Leaving out every picture, quote the data below exactly as it appears.
════
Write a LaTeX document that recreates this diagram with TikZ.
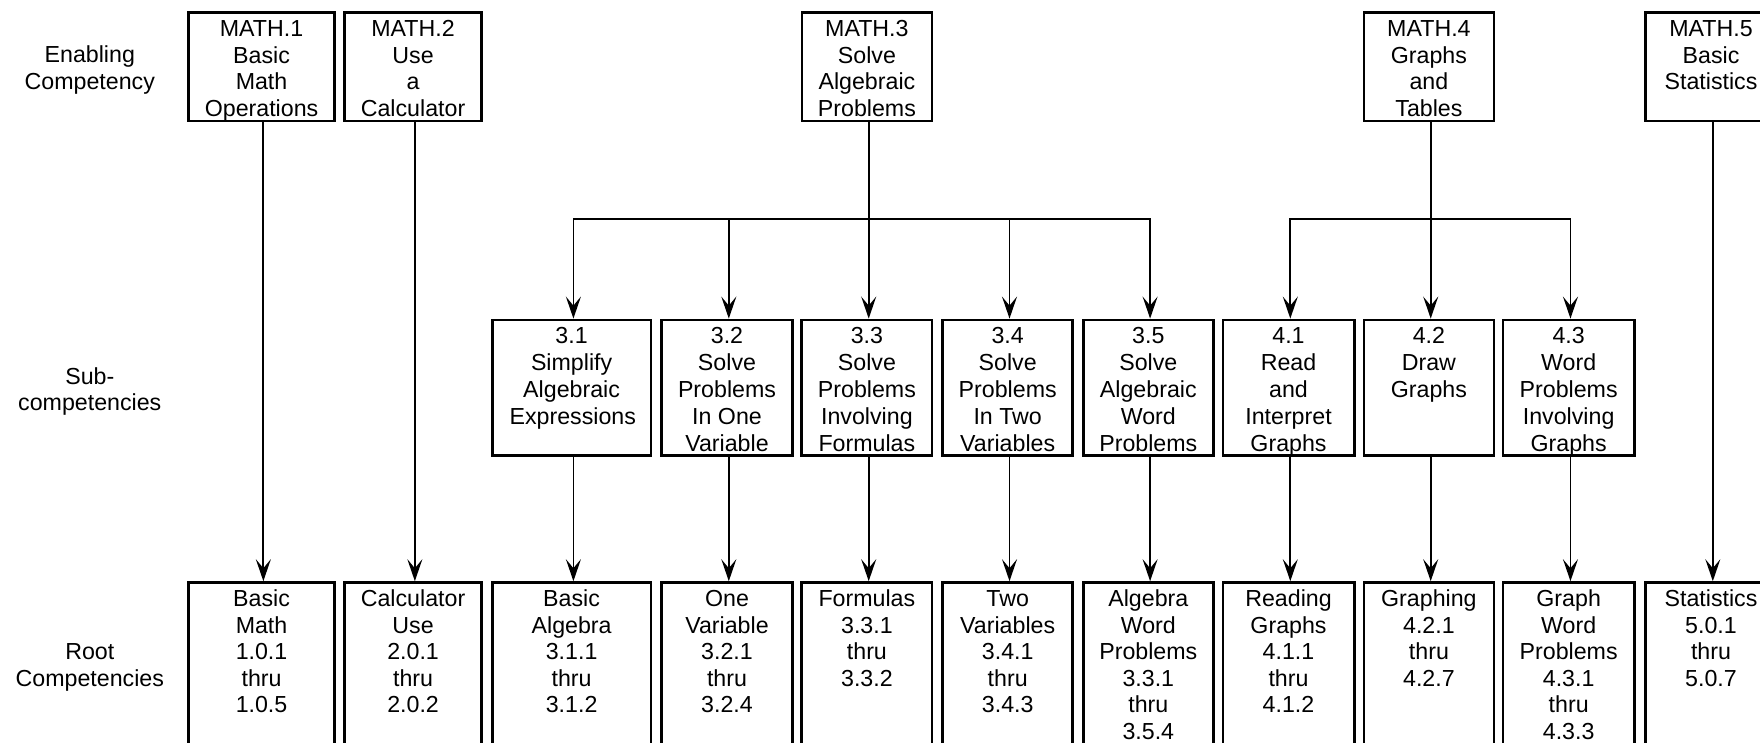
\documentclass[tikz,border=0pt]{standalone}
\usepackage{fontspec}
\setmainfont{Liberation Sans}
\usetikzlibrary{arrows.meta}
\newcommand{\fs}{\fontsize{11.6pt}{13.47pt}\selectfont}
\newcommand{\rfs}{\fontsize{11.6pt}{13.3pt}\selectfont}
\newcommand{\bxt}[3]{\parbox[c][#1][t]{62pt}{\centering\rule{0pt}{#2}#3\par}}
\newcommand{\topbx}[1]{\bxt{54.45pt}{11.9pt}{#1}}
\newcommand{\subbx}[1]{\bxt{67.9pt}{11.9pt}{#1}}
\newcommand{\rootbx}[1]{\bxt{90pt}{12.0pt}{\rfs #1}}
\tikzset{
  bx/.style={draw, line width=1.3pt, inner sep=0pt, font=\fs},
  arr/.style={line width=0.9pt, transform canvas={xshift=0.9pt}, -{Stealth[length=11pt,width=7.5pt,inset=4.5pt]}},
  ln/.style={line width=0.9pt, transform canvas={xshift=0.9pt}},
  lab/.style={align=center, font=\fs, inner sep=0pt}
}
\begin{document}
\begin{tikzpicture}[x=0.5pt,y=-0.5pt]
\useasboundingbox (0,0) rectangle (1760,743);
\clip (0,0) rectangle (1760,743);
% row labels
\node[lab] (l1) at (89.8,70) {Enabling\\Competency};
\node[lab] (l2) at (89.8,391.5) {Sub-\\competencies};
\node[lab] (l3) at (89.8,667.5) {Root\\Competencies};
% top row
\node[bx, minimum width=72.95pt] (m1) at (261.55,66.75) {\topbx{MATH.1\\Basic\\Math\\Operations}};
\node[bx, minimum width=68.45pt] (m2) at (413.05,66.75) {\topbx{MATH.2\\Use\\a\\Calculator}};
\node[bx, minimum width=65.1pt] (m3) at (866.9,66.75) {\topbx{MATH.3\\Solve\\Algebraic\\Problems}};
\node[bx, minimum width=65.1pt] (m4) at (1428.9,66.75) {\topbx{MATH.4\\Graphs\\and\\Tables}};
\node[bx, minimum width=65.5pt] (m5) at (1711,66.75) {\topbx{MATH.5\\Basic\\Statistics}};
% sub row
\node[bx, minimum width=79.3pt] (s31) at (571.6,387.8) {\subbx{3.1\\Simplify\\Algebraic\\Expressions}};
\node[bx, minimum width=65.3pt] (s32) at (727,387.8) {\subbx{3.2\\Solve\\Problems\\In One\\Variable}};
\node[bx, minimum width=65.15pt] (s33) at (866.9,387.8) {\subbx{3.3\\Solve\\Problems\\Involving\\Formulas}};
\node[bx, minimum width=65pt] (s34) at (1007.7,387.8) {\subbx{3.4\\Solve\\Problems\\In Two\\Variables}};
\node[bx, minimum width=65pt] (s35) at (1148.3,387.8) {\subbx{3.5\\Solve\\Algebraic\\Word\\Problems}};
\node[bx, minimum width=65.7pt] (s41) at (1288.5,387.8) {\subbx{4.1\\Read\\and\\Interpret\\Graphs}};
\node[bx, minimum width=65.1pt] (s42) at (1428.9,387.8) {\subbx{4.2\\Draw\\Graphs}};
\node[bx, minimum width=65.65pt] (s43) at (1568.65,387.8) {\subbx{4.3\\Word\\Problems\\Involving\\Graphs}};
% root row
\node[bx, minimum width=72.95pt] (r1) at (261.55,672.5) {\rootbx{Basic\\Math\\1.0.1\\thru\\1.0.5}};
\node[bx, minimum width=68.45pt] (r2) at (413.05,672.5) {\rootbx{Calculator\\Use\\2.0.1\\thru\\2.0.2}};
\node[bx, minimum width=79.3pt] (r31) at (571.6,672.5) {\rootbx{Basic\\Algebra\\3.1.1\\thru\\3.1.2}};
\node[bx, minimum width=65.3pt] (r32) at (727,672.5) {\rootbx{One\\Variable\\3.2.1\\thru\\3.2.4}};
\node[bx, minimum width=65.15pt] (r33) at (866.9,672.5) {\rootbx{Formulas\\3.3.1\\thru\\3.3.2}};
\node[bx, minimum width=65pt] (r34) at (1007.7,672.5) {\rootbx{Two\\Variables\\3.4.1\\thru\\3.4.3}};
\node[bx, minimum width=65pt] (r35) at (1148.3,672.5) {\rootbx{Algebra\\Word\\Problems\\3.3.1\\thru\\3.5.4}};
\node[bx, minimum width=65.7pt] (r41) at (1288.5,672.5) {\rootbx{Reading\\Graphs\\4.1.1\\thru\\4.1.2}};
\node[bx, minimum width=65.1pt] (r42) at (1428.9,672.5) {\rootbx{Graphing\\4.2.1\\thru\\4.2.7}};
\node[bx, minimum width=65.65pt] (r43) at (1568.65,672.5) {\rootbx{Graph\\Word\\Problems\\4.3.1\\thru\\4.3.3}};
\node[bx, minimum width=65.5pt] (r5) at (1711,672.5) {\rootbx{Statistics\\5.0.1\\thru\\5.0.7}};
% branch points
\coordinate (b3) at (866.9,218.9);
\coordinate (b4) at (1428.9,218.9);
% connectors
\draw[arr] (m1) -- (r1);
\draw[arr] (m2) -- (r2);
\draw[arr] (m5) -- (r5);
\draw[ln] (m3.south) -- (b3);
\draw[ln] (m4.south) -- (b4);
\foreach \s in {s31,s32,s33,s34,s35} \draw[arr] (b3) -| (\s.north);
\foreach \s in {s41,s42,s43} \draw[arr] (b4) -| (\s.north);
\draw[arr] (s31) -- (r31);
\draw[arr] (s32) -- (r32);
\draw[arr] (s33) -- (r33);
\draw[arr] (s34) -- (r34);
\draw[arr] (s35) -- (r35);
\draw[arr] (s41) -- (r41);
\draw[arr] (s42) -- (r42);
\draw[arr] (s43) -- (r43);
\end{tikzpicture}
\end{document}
════
• **EXPECTED ANSWER**
Write a LaTeX document that recreates this diagram with TikZ.
\documentclass[tikz,border=0pt]{standalone}
\usepackage{fontspec}
\setmainfont{Liberation Sans}
\usetikzlibrary{arrows.meta}
\newcommand{\fs}{\fontsize{11.6pt}{13.47pt}\selectfont}
\newcommand{\rfs}{\fontsize{11.6pt}{13.3pt}\selectfont}
\newcommand{\bxt}[3]{\parbox[c][#1][t]{62pt}{\centering\rule{0pt}{#2}#3\par}}
\newcommand{\topbx}[1]{\bxt{54.45pt}{11.9pt}{#1}}
\newcommand{\subbx}[1]{\bxt{67.9pt}{11.9pt}{#1}}
\newcommand{\rootbx}[1]{\bxt{90pt}{12.0pt}{\rfs #1}}
\tikzset{
  bx/.style={draw, line width=1.3pt, inner sep=0pt, font=\fs},
  arr/.style={line width=0.9pt, transform canvas={xshift=0.9pt}, -{Stealth[length=11pt,width=7.5pt,inset=4.5pt]}},
  ln/.style={line width=0.9pt, transform canvas={xshift=0.9pt}},
  lab/.style={align=center, font=\fs, inner sep=0pt}
}
\begin{document}
\begin{tikzpicture}[x=0.5pt,y=-0.5pt]
\useasboundingbox (0,0) rectangle (1760,743);
\clip (0,0) rectangle (1760,743);
% row labels
\node[lab] (l1) at (89.8,70) {Enabling\\Competency};
\node[lab] (l2) at (89.8,391.5) {Sub-\\competencies};
\node[lab] (l3) at (89.8,667.5) {Root\\Competencies};
% top row
\node[bx, minimum width=72.95pt] (m1) at (261.55,66.75) {\topbx{MATH.1\\Basic\\Math\\Operations}};
\node[bx, minimum width=68.45pt] (m2) at (413.05,66.75) {\topbx{MATH.2\\Use\\a\\Calculator}};
\node[bx, minimum width=65.1pt] (m3) at (866.9,66.75) {\topbx{MATH.3\\Solve\\Algebraic\\Problems}};
\node[bx, minimum width=65.1pt] (m4) at (1428.9,66.75) {\topbx{MATH.4\\Graphs\\and\\Tables}};
\node[bx, minimum width=65.5pt] (m5) at (1711,66.75) {\topbx{MATH.5\\Basic\\Statistics}};
% sub row
\node[bx, minimum width=79.3pt] (s31) at (571.6,387.8) {\subbx{3.1\\Simplify\\Algebraic\\Expressions}};
\node[bx, minimum width=65.3pt] (s32) at (727,387.8) {\subbx{3.2\\Solve\\Problems\\In One\\Variable}};
\node[bx, minimum width=65.15pt] (s33) at (866.9,387.8) {\subbx{3.3\\Solve\\Problems\\Involving\\Formulas}};
\node[bx, minimum width=65pt] (s34) at (1007.7,387.8) {\subbx{3.4\\Solve\\Problems\\In Two\\Variables}};
\node[bx, minimum width=65pt] (s35) at (1148.3,387.8) {\subbx{3.5\\Solve\\Algebraic\\Word\\Problems}};
\node[bx, minimum width=65.7pt] (s41) at (1288.5,387.8) {\subbx{4.1\\Read\\and\\Interpret\\Graphs}};
\node[bx, minimum width=65.1pt] (s42) at (1428.9,387.8) {\subbx{4.2\\Draw\\Graphs}};
\node[bx, minimum width=65.65pt] (s43) at (1568.65,387.8) {\subbx{4.3\\Word\\Problems\\Involving\\Graphs}};
% root row
\node[bx, minimum width=72.95pt] (r1) at (261.55,672.5) {\rootbx{Basic\\Math\\1.0.1\\thru\\1.0.5}};
\node[bx, minimum width=68.45pt] (r2) at (413.05,672.5) {\rootbx{Calculator\\Use\\2.0.1\\thru\\2.0.2}};
\node[bx, minimum width=79.3pt] (r31) at (571.6,672.5) {\rootbx{Basic\\Algebra\\3.1.1\\thru\\3.1.2}};
\node[bx, minimum width=65.3pt] (r32) at (727,672.5) {\rootbx{One\\Variable\\3.2.1\\thru\\3.2.4}};
\node[bx, minimum width=65.15pt] (r33) at (866.9,672.5) {\rootbx{Formulas\\3.3.1\\thru\\3.3.2}};
\node[bx, minimum width=65pt] (r34) at (1007.7,672.5) {\rootbx{Two\\Variables\\3.4.1\\thru\\3.4.3}};
\node[bx, minimum width=65pt] (r35) at (1148.3,672.5) {\rootbx{Algebra\\Word\\Problems\\3.3.1\\thru\\3.5.4}};
\node[bx, minimum width=65.7pt] (r41) at (1288.5,672.5) {\rootbx{Reading\\Graphs\\4.1.1\\thru\\4.1.2}};
\node[bx, minimum width=65.1pt] (r42) at (1428.9,672.5) {\rootbx{Graphing\\4.2.1\\thru\\4.2.7}};
\node[bx, minimum width=65.65pt] (r43) at (1568.65,672.5) {\rootbx{Graph\\Word\\Problems\\4.3.1\\thru\\4.3.3}};
\node[bx, minimum width=65.5pt] (r5) at (1711,672.5) {\rootbx{Statistics\\5.0.1\\thru\\5.0.7}};
% branch points
\coordinate (b3) at (866.9,218.9);
\coordinate (b4) at (1428.9,218.9);
% connectors
\draw[arr] (m1) -- (r1);
\draw[arr] (m2) -- (r2);
\draw[arr] (m5) -- (r5);
\draw[ln] (m3.south) -- (b3);
\draw[ln] (m4.south) -- (b4);
\foreach \s in {s31,s32,s33,s34,s35} \draw[arr] (b3) -| (\s.north);
\foreach \s in {s41,s42,s43} \draw[arr] (b4) -| (\s.north);
\draw[arr] (s31) -- (r31);
\draw[arr] (s32) -- (r32);
\draw[arr] (s33) -- (r33);
\draw[arr] (s34) -- (r34);
\draw[arr] (s35) -- (r35);
\draw[arr] (s41) -- (r41);
\draw[arr] (s42) -- (r42);
\draw[arr] (s43) -- (r43);
\end{tikzpicture}
\end{document}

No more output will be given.